The whole tinsel-strewn affair is rounded off with a bouncy and fun rendition of Merry Merry Christmas just calling out for you to jump about with your finest Strictly jive routine.

This album just screams gingerbread and hot chocolate, roaring fires and blankets. Out of this seasonal world.

9/10

(Review by Rachel Howdle)

JOHN CARPENTER - HALLOWEEN ORIGINAL MOTION PICTURE SOUNDTRACK

Horror fans were excited when the news was announced that not only would John Carpenter be involved in the new Halloween movie, he would also be composing the soundtrack. Despite the seemingly never-ending number of films in the franchise, Carpenter hasn't been involved in the canon he created since Halloween III in 1982.

Fresh from the success of his Lost Themes series and remakes of some of his classic themes - made with his son Cody and Daniel Davies - the trio have worked together again to put together a soundtrack worthy of the horror classic. Four decades since the original, his budget may have greatly increased, but the spirit is the same, with pulsating Moog and Roland keyboards, mellotrons and pianos recreating elements of the original score, alongside dramatic, chilling new elements. Perfect late-night listening for the season of the witch.

8/10

(Review by Rob Barker)

ANDREA BOCELLI - SI

A whopping 14 years since he last released an album of new music, Andrea Bocelli's Si reminds the listener that the Italian singer's voice is as beautiful, as rich and as powerful as ever.

What makes this record exciting is Bocelli's work with a range of young artists. Fall On Me, a duet with his son Matteo, is a moving piece which highlights the bond between father and son, and showcases the younger singer's potential and talent. Similarly, Bocelli's collaboration with Ed Sheeran on Amo Soltanto Te seamlessly blends the voices and the styles of these two icons, illustrating the individuality and ability of both.

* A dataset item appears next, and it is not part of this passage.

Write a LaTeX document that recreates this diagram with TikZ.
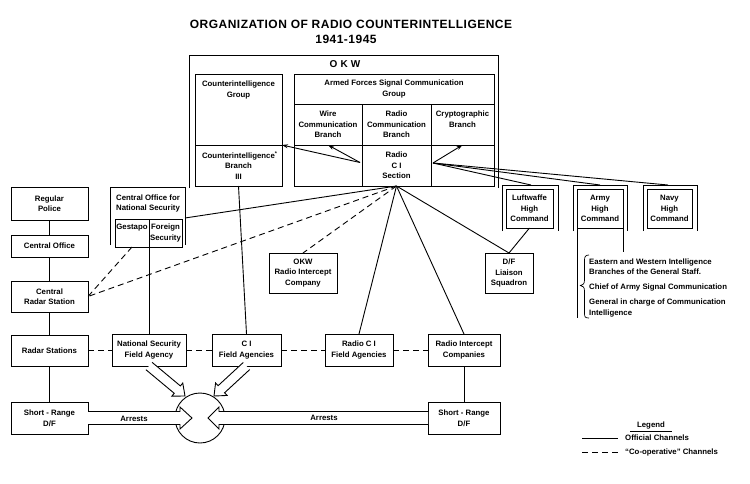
\documentclass[tikz,border=0pt]{standalone}
\usepackage{fontspec}
\setmainfont{Liberation Sans}
\usetikzlibrary{arrows.meta,calc}
\newcommand\bx[6]{%
 \pgfmathsetmacro\bxcx{(#2+#4)/2}%
 \pgfmathsetmacro\bxcy{(#3+#5)/2}%
 \pgfmathsetmacro\bxw{#4-#2}%
 \pgfmathsetmacro\bxh{#5-#3}%
 \node[box, minimum width=\bxw pt, minimum height=\bxh pt] (#1) at (\bxcx,\bxcy) {#6};}
\newcommand\hollow[5]{%
 \coordinate (hE) at ($(#2)!#5!(#1)$);
 \draw[conn, fill=white] ($(#1)!#3!90:(#2)$) -- ($(hE)!#3!-90:(#1)$) -- ($(hE)!#4!-90:(#1)$) -- (#2) -- ($(hE)!#4!90:(#1)$) -- ($(hE)!#3!90:(#1)$) -- ($(#1)!#3!-90:(#2)$);}
\begin{document}
\begin{tikzpicture}[x=1pt,y=-1pt,
 txt/.style={font=\fontsize{7.8}{10.5}\selectfont\bfseries, align=center, inner sep=0pt},
 note/.style={txt, align=left, anchor=west},
 box/.style={draw, line width=0.9pt, txt, outer sep=0pt},
 conn/.style={line width=0.9pt},
 coop/.style={conn, dash pattern=on 6pt off 4pt},
 arr/.style={conn, -{Stealth[length=6pt,width=4pt]}},
 ttl/.style={font=\fontsize{12}{14}\selectfont\bfseries\addfontfeature{LetterSpace=4}, inner sep=0pt},
]
\useasboundingbox (0,0) rectangle (750,483);
% title
\node[ttl] (title) at (351,24.5) {ORGANIZATION OF RADIO COUNTERINTELLIGENCE};
\node[ttl] (years) at (346,39) {1941-1945};
% OKW frame
\draw[conn] (189,188) -- (189,55) -- (498,55) -- (498,188);
\node[font=\fontsize{10}{12}\selectfont\bfseries\addfontfeature{LetterSpace=4}, inner sep=0pt] (okw) at (345,64) {O K W};
% Counterintelligence group
\bx{cig}{195}{74}{282}{145}{}
\node[txt] (cigt) at (238.5,90) {Counterintelligence\\Group};
\bx{cib}{195}{145}{282}{186}{Counterintelligence\rlap{\textsuperscript{*}}\\Branch\\III}
% Armed forces signal communication group
\bx{afh}{294}{74}{494}{104}{Armed Forces Signal Communication\\Group}
\bx{wcb}{294}{104}{362}{145}{Wire\\Communication\\Branch}
\bx{rcb}{362}{104}{431}{145}{Radio\\Communication\\Branch}
\bx{cgb}{431}{104}{494}{145}{}
\node[txt] (cgbt) at (462.5,119) {Cryptographic\\Branch};
\bx{bl}{294}{145}{362}{186}{}
\bx{rci}{362}{145}{431}{186}{Radio\\C I\\Section}
\bx{br}{431}{145}{494}{186}{}
\coordinate (rciL) at (360,162.5);
\coordinate (rciR) at (433,163);
\coordinate (apex) at (rci.south);
\draw[arr] (rciL) -- (wcb.south);
\draw[arr] (rciL) -- (cib.north east);
\draw[arr] (rciR) -- (cgb.south);
% high commands
\bx{lhc}{506}{189}{553}{228}{Luftwaffe\\High\\Command}
\draw[conn] (502,231) -- (502,185) -- (558,185) -- (558,231);
\coordinate (lhcf) at (531,185);
\bx{ahc}{577}{189}{623}{228}{Army\\High\\Command}
\draw[conn] (573,231) -- (573,185) -- (627,185) -- (627,231);
\coordinate (ahcf) at (600,185);
\bx{nhc}{647}{189}{692}{228}{Navy\\High\\Command}
\draw[conn] (643,231) -- (643,185) -- (697,185) -- (697,231);
\coordinate (nhcf) at (668,185);
\draw[conn] (rciR) -- (lhcf);
\draw[conn] (rciR) -- (ahcf);
\draw[conn] (rciR) -- (nhcf);
\draw[conn] (ahc.south west) -- ++(0,90);
\draw[conn] (ahc.south east) -- ++(0,24);
\draw[line width=0.7pt] (589,255) .. controls (585,255) and (584.5,257) .. (584.5,261) -- (584.5,280) .. controls (584.5,284) and (583,285) .. (580.5,285.5) .. controls (583,286) and (584.5,287) .. (584.5,291) -- (584.5,313) .. controls (584.5,317) and (585,318) .. (589,318);
\node[note] (n1) at (589,266.5) {Eastern and Western Intelligence\\Branches of the General Staff.};
\node[note] (n2) at (589,287) {Chief of Army Signal Communication};
\node[note] (n3) at (589,308) {General in charge of Communication\\Intelligence};
% D/F liaison
\bx{dfl}{485}{253}{533}{293}{D/F\\Liaison\\Squadron}
\draw[conn] (lhc.south) -- (dfl.north);
\draw[conn] (apex) -- (dfl.north);
% Central office for national security
\draw[conn] (110,245) -- (110,187) -- (185,187) -- (185,245);
\node[txt] (cont) at (148,203.5) {Central Office for\\National Security};
\bx{gst}{115}{219}{149}{247}{}
\node[txt] (gstt) at (132,228) {Gestapo};
\bx{fsc}{149}{219}{182}{247}{Foreign\\Security}
\coordinate (coright) at (185,218);
\draw[conn] (apex) -- (coright);
% left column
\bx{rp}{11}{187}{88}{220}{Regular\\Police}
\bx{co}{11}{235}{88}{257}{Central Office}
\bx{crs}{11}{281}{88}{312}{Central\\Radar Station}
\bx{rs}{11}{335}{88}{366}{Radar Stations}
\bx{srl}{11}{402}{88}{434}{Short - Range\\D/F}
\draw[conn] (rp.south) -- (co.north);
\draw[conn] (co.south) -- (crs.north);
\draw[conn] (crs.south) -- (rs.north);
\draw[conn] (rs.south) -- (srl.north);
\draw[coop] (apex) -- (crs.east);
\draw[coop] (gst.south) -- (crs.east);
% OKW radio intercept company
\bx{okwr}{269}{253}{337}{293}{OKW\\Radio Intercept\\Company}
\draw[coop] (apex) -- (okwr.north);
% field row
\bx{nsfa}{112}{334}{186}{366}{National Security\\Field Agency}
\bx{cifa}{212}{334}{281}{366}{C I\\Field Agencies}
\bx{rcifa}{325}{334}{393}{366}{Radio C I\\Field Agencies}
\bx{ric}{428}{334}{500}{366}{Radio Intercept\\Companies}
\bx{srr}{428}{402}{500}{434}{Short - Range\\D/F}
\draw[conn] (fsc.south west) -- (nsfa.north);
\draw[conn] (cib.south) -- (cifa.north);
\draw[conn] (apex) -- (rcifa.north);
\draw[conn] (apex) -- (ric.north);
\draw[conn] (ric.south) -- (srr.north);
\draw[coop] (rs.east) -- (rs.east -| nsfa.west);
\draw[coop] (nsfa.east) -- (cifa.west);
\draw[coop] (cifa.east) -- (rcifa.west);
\draw[coop] (rcifa.east) -- (ric.west);
% circle and arrests
\node[draw, circle, line width=0.9pt, minimum size=50pt, inner sep=0pt] (cc) at (200,418) {};
\coordinate (tL) at (192,418);
\coordinate (tR) at (208,418);
\coordinate (tDL) at (185,396);
\coordinate (tDR) at (214,396);
\hollow{srl.east}{tL}{6.5pt}{11pt}{12pt}
\hollow{srr.west}{tR}{6.5pt}{11pt}{11pt}
\hollow{nsfa.south}{tDL}{4.8pt}{8.5pt}{10pt}
\hollow{cifa.south}{tDR}{4.8pt}{8.5pt}{10pt}
\node[txt] (ar1) at (134,418.5) {Arrests};
\node[txt] (ar2) at (324,418) {Arrests};
% legend
\node[txt] (leg) at (651,425) {Legend};
\draw[conn] (630,431) -- (672,431);
\coordinate (l1a) at (582,438); \coordinate (l1b) at (618,438);
\draw[conn] (l1a) -- (l1b);
\node[note] (l1) at (625,438) {Official Channels};
\coordinate (l2a) at (582,452); \coordinate (l2b) at (618,452);
\draw[coop] (l2a) -- (l2b);
\node[note] (l2) at (625,452) {“Co-operative” Channels};
\end{tikzpicture}
\end{document}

However, other pairings are less successful. Dua Lipa is drowned out by Bocelli's strength and pales in comparison on If Only. And, while Raphael Gualazzi's piano accompaniment is undeniably impressive on Vertigo, his style seems to clash with Bocelli's vocals on Vertigo.

On the whole Si is beautifully classic: simple, yet astonishing, and Bocelli does not disappoint. Perhaps just a few of those collabs could have been solo efforts.

6/10

(Review by Victoria Seveno)

THE KINGDOM CHOIR - STAND BY ME

There is very, very little to dislike about the debut album from The Kingdom Choir, perhaps the most famous gospel choir in the world at the moment thanks to their not-so-minor appearance at the wedding of the Duke and Duchess of Sussex in May.

If you were one of the few who didn't watch the occasion, you're in for a treat. The London-based choir, founded in the mid-1990s by Karen Gibson, performed a rousing rendition of Stand By Me inside Windsor Castle, sealing their fate forever. After being watched by a global audience of millions, they quickly signed a record deal and have now produced a record of genuinely beautiful cover versions of hits, ranging from classics such as Amazing Grace and I Say A Little Prayer, to newer tracks, such as Stormzy's Blinded By Your Grace Part 2 and Halo by Beyonce. Each one is as goosebump-inducing as the next. Each is cloaked in familiarity, honouring the original piece, but with that deft addition of choral wonder.

If you want to hear completely new, unusual, genre-bending versions of well-known hits, you've come to the wrong place. But otherwise, this record is truly a delight and a testament to the choir, who are still trying to digest their sudden global fame.

8/10

(Review by Lucy Mapstone)

THOM YORKE - SUSPIRIA

Brooding, disconnected, an ever-present sense of dread and paranoia ... it's not too hard to imagine why Luca Guadagnino, the Italian director behind the new remake of 1977 horror classic Suspiria, was so set on having Thom Yorke write the music for him.

The Radiohead singer's 23-track album - his first full film score - takes in a range of influences from choral to Krautrock, and offers a chance to take his experimental sensibilities one step further, away from the constraints of the popular album format.

As he told Billboard in a recent interview: "It was a licence to spend a lot of time making noises in my studio rather than, 'OK, I need to do this song now, or I need to do this song now'."

But amidst its eerie instrumentals and suffocating darkness, Suspiria also features some insanely beautiful songs. Open Again, a smothering slow-roller enveloped by swirling delay loops, was described by Yorke as "the most simple and pure statement in the film I think, lyrically". And Unmade - a fragile falsetto piano ballad that shatters into tiny fragments - is a moment of stunning clarity that could easily have made it on to a Radiohead record (perhaps it still will).

Does an Oscar beckon? It'll certainly be up there. Either way, this is a worthy addition to an already glittering back catalogue.